What CDC Is Doing to Achieve Equity in Cancer Control
CDC’s Division of Cancer Prevention and Control (DCPC) strives for a world where all people are free of cancer. DCPC is working to advance health equity through research, programs, and partnerships. Activities to support this effort include—
- Identifying the level of awareness of cancer risk among groups that have higher cancer rates.
- Providing access to screening for people who are medically underserved and have low incomes.
- Studying the cost of preventive care and cancer treatment.
- Studying the reasons people may not be able to prevent cancer, find it early, and get treatment.
Educating People About Cancer Prevention and Risk
People need to know their risk of getting cancer so they can take steps to lower this risk. Many things can make a person more likely to get cancer, such as—
- Being exposed to tobacco smoke or drinking alcohol.
- Eating unhealthy food or not being physically active.
- Having a family history of cancer.
- Getting older.
DCPC’s three public health campaigns educate people—including those at higher risk of cancer—about cancer symptoms and how to lower their risk. The campaigns use survivor stories, interactive simulations, public service announcements, print materials, and other resources.
The Screen for Life: National Colorectal Cancer Action Campaign informs men and women who are 45 years or older about the importance of getting screened for colorectal cancer regularly.
The Inside Knowledge About Gynecologic Cancer campaign raises awareness of the five main types of cancers that only affect women (cervical, ovarian, uterine, vaginal, and vulvar).
The Bring Your Brave campaign provides information about breast cancer to women younger than 45 years, with a focus on young breast cancer survivors.
Increasing the Number of People Who Are Screened for Cancer as Recommended
Screening means checking your body for cancer before you have symptoms. Screening tests can find cervical, colorectal (colon), breast, and lung cancers early, when treatment works best. DCPC’s programs work to increase screening among groups of people who are more likely to get or die from cancer.

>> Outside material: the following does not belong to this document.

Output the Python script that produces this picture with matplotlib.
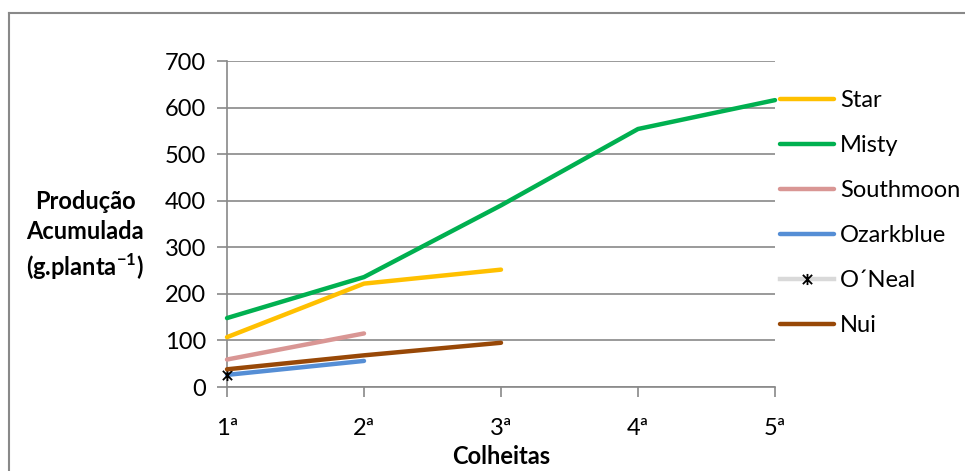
import matplotlib
matplotlib.use('Agg')
import matplotlib.pyplot as plt
import numpy as np
from matplotlib.path import Path
from matplotlib.lines import Line2D

plt.rcParams['font.family'] = ['Lato', 'DejaVu Sans']
plt.rcParams['mathtext.fontset'] = 'custom'
plt.rcParams['mathtext.rm'] = 'Lato'
plt.rcParams['mathtext.bf'] = 'Lato:bold'

# data
colheitas = ['1ª', '2ª', '3ª', '4ª', '5ª']
star = [107, 222, 252]
misty = [148, 236, 390, 554, 616]
southmoon = [59, 115]
ozarkblue = [26, 56]
oneal = [25]
nui = [38, 68, 95]

series = [
    ('Star', star, '#FFC000'),
    ('Misty', misty, '#00B050'),
    ('Southmoon', southmoon, '#D99694'),
    ('Ozarkblue', ozarkblue, '#558ED5'),
    ('O´Neal', oneal, '#D9D9D9'),
    ('Nui', nui, '#984807'),
]

fs = 17

# excel style star marker (x with a vertical bar)
star_marker = Path([(-1, -1), (1, 1), (-1, 1), (1, -1), (0, -1.2), (0, 1.2)],
                   [Path.MOVETO, Path.LINETO, Path.MOVETO, Path.LINETO, Path.MOVETO, Path.LINETO])

fig = plt.figure(figsize=(9.65, 4.71), dpi=100)
ax = fig.add_axes([227 / 965, 1 - 387 / 471, 548 / 965, 326 / 471])

x = np.arange(len(colheitas))
for name, vals, color in series:
    if name == 'O´Neal':
        ax.plot(x[:len(vals)], vals, color=color, lw=3.2, label=name,
                marker=star_marker, markersize=8, markeredgecolor='black',
                markerfacecolor='none', markeredgewidth=1.3, clip_on=False, zorder=3)
    else:
        ax.plot(x[:len(vals)], vals, color=color, lw=3.2, label=name,
                solid_capstyle='round', clip_on=False, zorder=3)

ax.set_xlim(0, 4)
ax.set_ylim(0, 700)
ax.set_yticks(np.arange(0, 701, 100))
ax.set_xticks(x)
ax.set_xticklabels(colheitas)
ax.tick_params(axis='both', labelsize=fs, color='#898989', length=7, width=1.2)
ax.tick_params(axis='y', pad=8)
ax.tick_params(axis='x', pad=15)
ax.yaxis.grid(True, color='#898989', lw=1.2)
ax.set_axisbelow(True)
for s in ['top', 'right']:
    ax.spines[s].set_visible(False)
for s in ['left', 'bottom']:
    ax.spines[s].set_color('#898989')
    ax.spines[s].set_linewidth(1.2)

ax.set_xlabel('Colheitas', fontsize=fs, fontweight='bold', labelpad=5)
fig.text(85 / 965, 1 - 236 / 471, 'Produção\nAcumulada\n(g.planta$^{\\mathbf{-1}}$)',
         ha='center', va='center', fontsize=fs, fontweight='bold', linespacing=1.35)

leg = ax.legend(loc='upper left', bbox_to_anchor=(780 / 965, 1 - 90 / 471),
                bbox_transform=fig.transFigure, frameon=False, fontsize=fs,
                handlelength=2.3, handletextpad=0.25, labelspacing=1.02, borderaxespad=0,
                borderpad=0)

# outer chart frame
fig.add_artist(Line2D([9 / 965, 9 / 965], [0, 1 - 13 / 471], transform=fig.transFigure,
                      color='#898989', lw=1.5))
fig.add_artist(Line2D([9 / 965, 1], [1 - 13 / 471, 1 - 13 / 471], transform=fig.transFigure,
                      color='#898989', lw=1.5))

fig.savefig('out.png', dpi=100)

The National Breast and Cervical Cancer Early Detection Program has provided more than 15 million breast and cervical cancer screening tests to more than 6 million women with low incomes who are uninsured or underinsured. The program has diagnosed more than 71,000 breast cancers and 4,800 cervical cancers.
The Colorectal Cancer Control Program works with health systems, including clinics, hospitals, and other health care organizations, to use and strengthen strategies that have been shown to work to increase quality colorectal cancer screening, especially among groups that are most at risk.
Health equity is a focus of DCPC’s scientific research and programmatic work. As a part of CDC’s CORE Health Equity Science and Intervention Strategy, DCPC has two plans—
- By September 30, 2026, DCPC will work with three award recipients who will engage with local and community-based organizations to find ways to reduce differences in rates of getting and dying from cancer among different racial and ethnic groups.
- By 2026, DCPC’s National Breast and Cervical Cancer Early Detection Program will increase the percentage of women the program serves who are overdue for cervical cancer screening tests from 20% to 35%. These efforts will help more women who are members of racial and ethnic minority groups, which have higher rates of cervical cancer.